Alongside these organizations, which the anthropologist :Jean Gebser called “mythic-membership” religions, we must add the great diversity of prehistoric ritual and :spiritplay. We must also include the ongoing :emergence of new sects and the full suite of quasi-sacred activity that takes place outside formal label of religion.
That last category is essential. Perhaps only a tiny minority of human religious activity has occurred among people who would have self-identified as “religious.” We cannot pretend to be engaged in a serious study if we build our definitions out of socialized self-assertions. No competent zoologist would accept a tortoise’s claim to be an artichoke. A natural species is defined by its structure and function within an ecosystem — not by social identity-labels.
So the definition of religion used in this article is something like this:
The set of :interpersonal test practices that elevates a cultural field (ethos) to the empowering experience of divinity. It is a cultural condition capable of the participatory :co-evocation of an :existentially satisfying, inspirational and :intersubjective “Spirit.”
This Spirit may be perceived alternatively as a force, entity or :deeper self but, regardless of the interpretive lens that is deployed, it has :superlative phenomenological characteristics. It might be described as a :surplus numinous coherence that can be felt as an enlivening force between people. This phenomenon can be encountered in visions, pondered, poeticized, :invoked for moral and wisdom-training purposes, :evoked by private and public ritual, projected into images, words, locations, objects, species, ideas and individuals — and communed with directly as an affective accelerant of self-deepening and self-authentication. Arguably, this is simply the well-functioning hum of the organic cultural engine.
This superlative degree of cultural experience is very good for us. We need each other and we also need the psychological, physiological, organizational and motivational benefits that emerge when successful :religionization occurs in the style of any particular cultural, historical and technological niche.

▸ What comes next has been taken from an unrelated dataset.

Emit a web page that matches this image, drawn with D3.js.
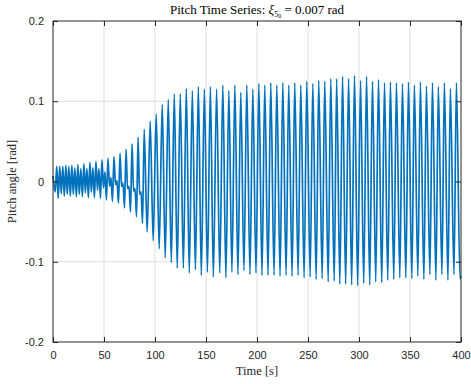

Without this shared, creative and :supra-meaningful activity we not only lose individual access to the :psychobiological and developmental benefits of faithfulness but we collectively become impotent in the face of :meaning crises. The emergent wholeness of a culture, people or civilization is necessary in order to fuel a shared :antifragile identity and to mobilize collectively to implement social changes outside the habitual and highly incentivized range of business-as-usual.
Interpersonal means what happens between people. Interpersonal practices are relational, they can’t be done alone.
To evoke something is to bring it out, bring it forth. Religion is something we do together to bring forth more of the sacred into all aspects of our lives together.
Things are existential that have to do with our basic being, our basic sense of existing and existence at all. Existential satisfaction, which religion provides when it’s working well, is satisfaction and joy about all of life, the sense that life is worth living at all, no matter what we happen to be going through at the moment.
The realm of culture, our shared values and shared experiences.
The concept of a deeper self involves the sense of an active subconscious agency characterized by greater understanding, authenticity, integrity and duration than the ordinary waking-state ego. It is a more complete version of the self that integrates additional ranges of insight and capacity.
Superlative phenomenological characteristics are attributes described by excessive apex signifiers, e.g. best, highest, most holy, absolute, ultimate, unsurpassable.
Surplus numinous coherence is the product of spiritual growth, it’s the special, extra feeling of harmonizing diverse aspects of our being into something more whole and more powerful.
Invocation means to symbolically “call upon” a phenomenon, while evocation is to “bring it up” as an experience. For example, we invoke an authority and evoke a memory. So the sense of a extra-meaningful spirit within a human community can be invoked by citing it as the reason for undertaking personal training and collective discipline. It can also be evoked by various experiential practices meant to produce this feeling in the participants.
To bring something out, to bring it forth, to support something to show itself.
Religion-making, the successful bringing together and deepening of the sacred dimensions and contribution of each individual element of culture.
In supra-meaningful activity we experience an unusual intensity of significance. The symbolic purpose of a wedding ring, for example, is understand in everyday affairs but during the pre-wedding ritual or engagement, the same object might have overwhelming impact. In ordinary life we have normal intensities of meaning. For our patterns of life to be transformed, however, we require more vivid appreciations.
Psychobiological benefits include both psychological and physiological factors. Existing within a trustworthy community of belonging, for example, affects both our mind and body. Viktor Frankl’s famous work on Logotherapy includes an appreciation of the many ways that motivation and purpose can impact our biological health.
A meaning crisis is a cultural breakdown of shared sensemaking. Our social practices for generating a sense of shared purpose and intelligibility have degraded or become maladaptive. The crisis in our ability to performed shared cultural meaning-making inhibits our ability to mobilize effective toward the solution of other kinds of crisis. Often used synonymously with nihilism.
Antifragility is the capacity of system to succeed in the midst of disturbances in its environment. The idea was popularized in a book by Nassim Taleb.